▼▼▼

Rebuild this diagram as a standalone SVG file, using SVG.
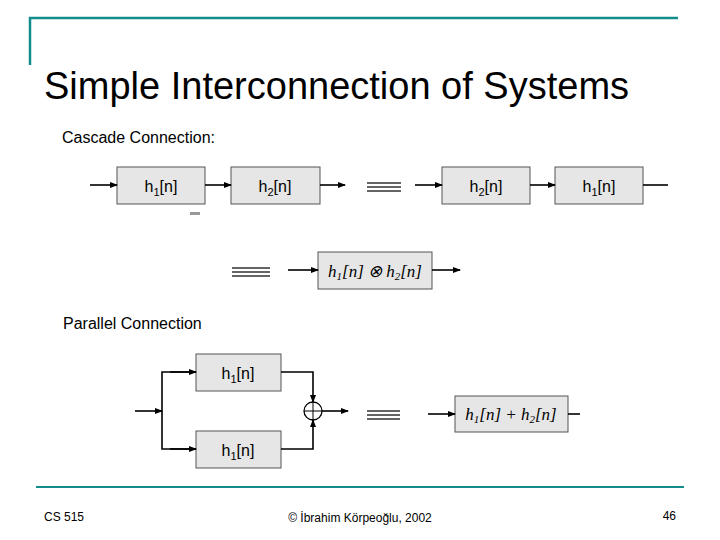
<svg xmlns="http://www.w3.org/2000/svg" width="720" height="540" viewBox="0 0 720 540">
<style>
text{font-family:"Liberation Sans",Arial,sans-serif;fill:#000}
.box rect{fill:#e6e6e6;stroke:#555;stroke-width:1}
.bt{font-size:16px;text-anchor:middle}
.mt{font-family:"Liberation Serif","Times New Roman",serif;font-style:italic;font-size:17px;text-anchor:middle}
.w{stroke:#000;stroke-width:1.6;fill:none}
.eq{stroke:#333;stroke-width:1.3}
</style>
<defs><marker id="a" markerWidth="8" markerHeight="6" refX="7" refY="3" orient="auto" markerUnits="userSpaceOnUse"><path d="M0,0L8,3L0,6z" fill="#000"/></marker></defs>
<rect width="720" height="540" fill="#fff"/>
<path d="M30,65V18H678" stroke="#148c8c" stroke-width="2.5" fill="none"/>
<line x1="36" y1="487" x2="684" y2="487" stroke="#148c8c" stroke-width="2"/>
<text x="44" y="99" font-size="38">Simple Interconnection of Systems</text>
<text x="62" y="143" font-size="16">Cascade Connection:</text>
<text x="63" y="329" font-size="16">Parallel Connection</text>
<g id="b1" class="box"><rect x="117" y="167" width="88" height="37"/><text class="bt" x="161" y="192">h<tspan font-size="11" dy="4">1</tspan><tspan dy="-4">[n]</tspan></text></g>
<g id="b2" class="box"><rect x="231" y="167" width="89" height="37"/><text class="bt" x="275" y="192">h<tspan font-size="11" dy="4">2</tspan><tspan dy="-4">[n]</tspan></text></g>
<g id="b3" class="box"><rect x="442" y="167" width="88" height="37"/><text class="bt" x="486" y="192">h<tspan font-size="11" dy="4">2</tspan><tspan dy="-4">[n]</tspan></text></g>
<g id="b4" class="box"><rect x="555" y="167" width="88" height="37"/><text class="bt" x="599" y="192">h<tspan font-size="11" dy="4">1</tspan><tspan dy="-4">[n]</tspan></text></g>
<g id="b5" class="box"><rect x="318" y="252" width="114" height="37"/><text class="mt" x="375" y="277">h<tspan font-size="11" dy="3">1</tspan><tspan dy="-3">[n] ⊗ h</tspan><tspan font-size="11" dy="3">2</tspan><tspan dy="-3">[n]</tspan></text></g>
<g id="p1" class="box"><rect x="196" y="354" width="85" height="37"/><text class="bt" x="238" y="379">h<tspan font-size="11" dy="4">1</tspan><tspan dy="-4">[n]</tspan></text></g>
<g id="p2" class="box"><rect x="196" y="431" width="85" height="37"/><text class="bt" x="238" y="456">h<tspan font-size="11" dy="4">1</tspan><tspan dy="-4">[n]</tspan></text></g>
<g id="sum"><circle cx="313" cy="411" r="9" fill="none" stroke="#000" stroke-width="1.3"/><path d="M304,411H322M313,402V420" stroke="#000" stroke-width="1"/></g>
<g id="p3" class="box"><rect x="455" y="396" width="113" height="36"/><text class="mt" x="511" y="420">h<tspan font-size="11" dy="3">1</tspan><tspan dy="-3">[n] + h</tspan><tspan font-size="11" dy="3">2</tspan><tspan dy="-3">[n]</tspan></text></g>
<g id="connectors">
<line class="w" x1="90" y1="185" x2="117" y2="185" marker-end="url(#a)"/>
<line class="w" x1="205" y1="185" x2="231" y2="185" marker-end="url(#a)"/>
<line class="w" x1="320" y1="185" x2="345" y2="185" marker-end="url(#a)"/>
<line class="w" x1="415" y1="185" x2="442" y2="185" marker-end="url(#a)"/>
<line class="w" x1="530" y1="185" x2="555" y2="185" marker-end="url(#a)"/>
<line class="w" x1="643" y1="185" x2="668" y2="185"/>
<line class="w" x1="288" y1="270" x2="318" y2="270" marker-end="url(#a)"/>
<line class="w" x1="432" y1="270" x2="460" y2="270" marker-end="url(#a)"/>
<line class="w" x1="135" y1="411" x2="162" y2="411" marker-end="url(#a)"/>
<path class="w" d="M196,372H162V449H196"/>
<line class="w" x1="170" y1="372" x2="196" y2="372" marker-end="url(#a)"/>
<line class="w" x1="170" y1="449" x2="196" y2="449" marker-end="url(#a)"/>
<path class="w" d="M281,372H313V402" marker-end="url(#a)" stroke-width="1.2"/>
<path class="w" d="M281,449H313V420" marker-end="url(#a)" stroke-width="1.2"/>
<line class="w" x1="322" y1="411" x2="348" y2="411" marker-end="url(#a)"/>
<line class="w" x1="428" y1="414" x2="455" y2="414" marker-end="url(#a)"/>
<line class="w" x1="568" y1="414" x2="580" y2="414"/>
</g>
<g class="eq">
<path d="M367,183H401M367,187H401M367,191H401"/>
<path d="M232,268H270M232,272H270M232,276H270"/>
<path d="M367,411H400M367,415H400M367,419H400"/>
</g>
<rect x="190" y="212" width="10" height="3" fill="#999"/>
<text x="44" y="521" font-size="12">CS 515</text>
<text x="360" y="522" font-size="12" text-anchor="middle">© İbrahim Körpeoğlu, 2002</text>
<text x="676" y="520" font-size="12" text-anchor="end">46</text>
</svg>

▲▲▲

• [Set exercise] Your task is to reproduce all of the material exactly. The pictures stay out.

• [Final answer]
Rebuild this diagram as a standalone SVG file, using SVG.
<svg xmlns="http://www.w3.org/2000/svg" width="720" height="540" viewBox="0 0 720 540">
<style>
text{font-family:"Liberation Sans",Arial,sans-serif;fill:#000}
.box rect{fill:#e6e6e6;stroke:#555;stroke-width:1}
.bt{font-size:16px;text-anchor:middle}
.mt{font-family:"Liberation Serif","Times New Roman",serif;font-style:italic;font-size:17px;text-anchor:middle}
.w{stroke:#000;stroke-width:1.6;fill:none}
.eq{stroke:#333;stroke-width:1.3}
</style>
<defs><marker id="a" markerWidth="8" markerHeight="6" refX="7" refY="3" orient="auto" markerUnits="userSpaceOnUse"><path d="M0,0L8,3L0,6z" fill="#000"/></marker></defs>
<rect width="720" height="540" fill="#fff"/>
<path d="M30,65V18H678" stroke="#148c8c" stroke-width="2.5" fill="none"/>
<line x1="36" y1="487" x2="684" y2="487" stroke="#148c8c" stroke-width="2"/>
<text x="44" y="99" font-size="38">Simple Interconnection of Systems</text>
<text x="62" y="143" font-size="16">Cascade Connection:</text>
<text x="63" y="329" font-size="16">Parallel Connection</text>
<g id="b1" class="box"><rect x="117" y="167" width="88" height="37"/><text class="bt" x="161" y="192">h<tspan font-size="11" dy="4">1</tspan><tspan dy="-4">[n]</tspan></text></g>
<g id="b2" class="box"><rect x="231" y="167" width="89" height="37"/><text class="bt" x="275" y="192">h<tspan font-size="11" dy="4">2</tspan><tspan dy="-4">[n]</tspan></text></g>
<g id="b3" class="box"><rect x="442" y="167" width="88" height="37"/><text class="bt" x="486" y="192">h<tspan font-size="11" dy="4">2</tspan><tspan dy="-4">[n]</tspan></text></g>
<g id="b4" class="box"><rect x="555" y="167" width="88" height="37"/><text class="bt" x="599" y="192">h<tspan font-size="11" dy="4">1</tspan><tspan dy="-4">[n]</tspan></text></g>
<g id="b5" class="box"><rect x="318" y="252" width="114" height="37"/><text class="mt" x="375" y="277">h<tspan font-size="11" dy="3">1</tspan><tspan dy="-3">[n] ⊗ h</tspan><tspan font-size="11" dy="3">2</tspan><tspan dy="-3">[n]</tspan></text></g>
<g id="p1" class="box"><rect x="196" y="354" width="85" height="37"/><text class="bt" x="238" y="379">h<tspan font-size="11" dy="4">1</tspan><tspan dy="-4">[n]</tspan></text></g>
<g id="p2" class="box"><rect x="196" y="431" width="85" height="37"/><text class="bt" x="238" y="456">h<tspan font-size="11" dy="4">1</tspan><tspan dy="-4">[n]</tspan></text></g>
<g id="sum"><circle cx="313" cy="411" r="9" fill="none" stroke="#000" stroke-width="1.3"/><path d="M304,411H322M313,402V420" stroke="#000" stroke-width="1"/></g>
<g id="p3" class="box"><rect x="455" y="396" width="113" height="36"/><text class="mt" x="511" y="420">h<tspan font-size="11" dy="3">1</tspan><tspan dy="-3">[n] + h</tspan><tspan font-size="11" dy="3">2</tspan><tspan dy="-3">[n]</tspan></text></g>
<g id="connectors">
<line class="w" x1="90" y1="185" x2="117" y2="185" marker-end="url(#a)"/>
<line class="w" x1="205" y1="185" x2="231" y2="185" marker-end="url(#a)"/>
<line class="w" x1="320" y1="185" x2="345" y2="185" marker-end="url(#a)"/>
<line class="w" x1="415" y1="185" x2="442" y2="185" marker-end="url(#a)"/>
<line class="w" x1="530" y1="185" x2="555" y2="185" marker-end="url(#a)"/>
<line class="w" x1="643" y1="185" x2="668" y2="185"/>
<line class="w" x1="288" y1="270" x2="318" y2="270" marker-end="url(#a)"/>
<line class="w" x1="432" y1="270" x2="460" y2="270" marker-end="url(#a)"/>
<line class="w" x1="135" y1="411" x2="162" y2="411" marker-end="url(#a)"/>
<path class="w" d="M196,372H162V449H196"/>
<line class="w" x1="170" y1="372" x2="196" y2="372" marker-end="url(#a)"/>
<line class="w" x1="170" y1="449" x2="196" y2="449" marker-end="url(#a)"/>
<path class="w" d="M281,372H313V402" marker-end="url(#a)" stroke-width="1.2"/>
<path class="w" d="M281,449H313V420" marker-end="url(#a)" stroke-width="1.2"/>
<line class="w" x1="322" y1="411" x2="348" y2="411" marker-end="url(#a)"/>
<line class="w" x1="428" y1="414" x2="455" y2="414" marker-end="url(#a)"/>
<line class="w" x1="568" y1="414" x2="580" y2="414"/>
</g>
<g class="eq">
<path d="M367,183H401M367,187H401M367,191H401"/>
<path d="M232,268H270M232,272H270M232,276H270"/>
<path d="M367,411H400M367,415H400M367,419H400"/>
</g>
<rect x="190" y="212" width="10" height="3" fill="#999"/>
<text x="44" y="521" font-size="12">CS 515</text>
<text x="360" y="522" font-size="12" text-anchor="middle">© İbrahim Körpeoğlu, 2002</text>
<text x="676" y="520" font-size="12" text-anchor="end">46</text>
</svg>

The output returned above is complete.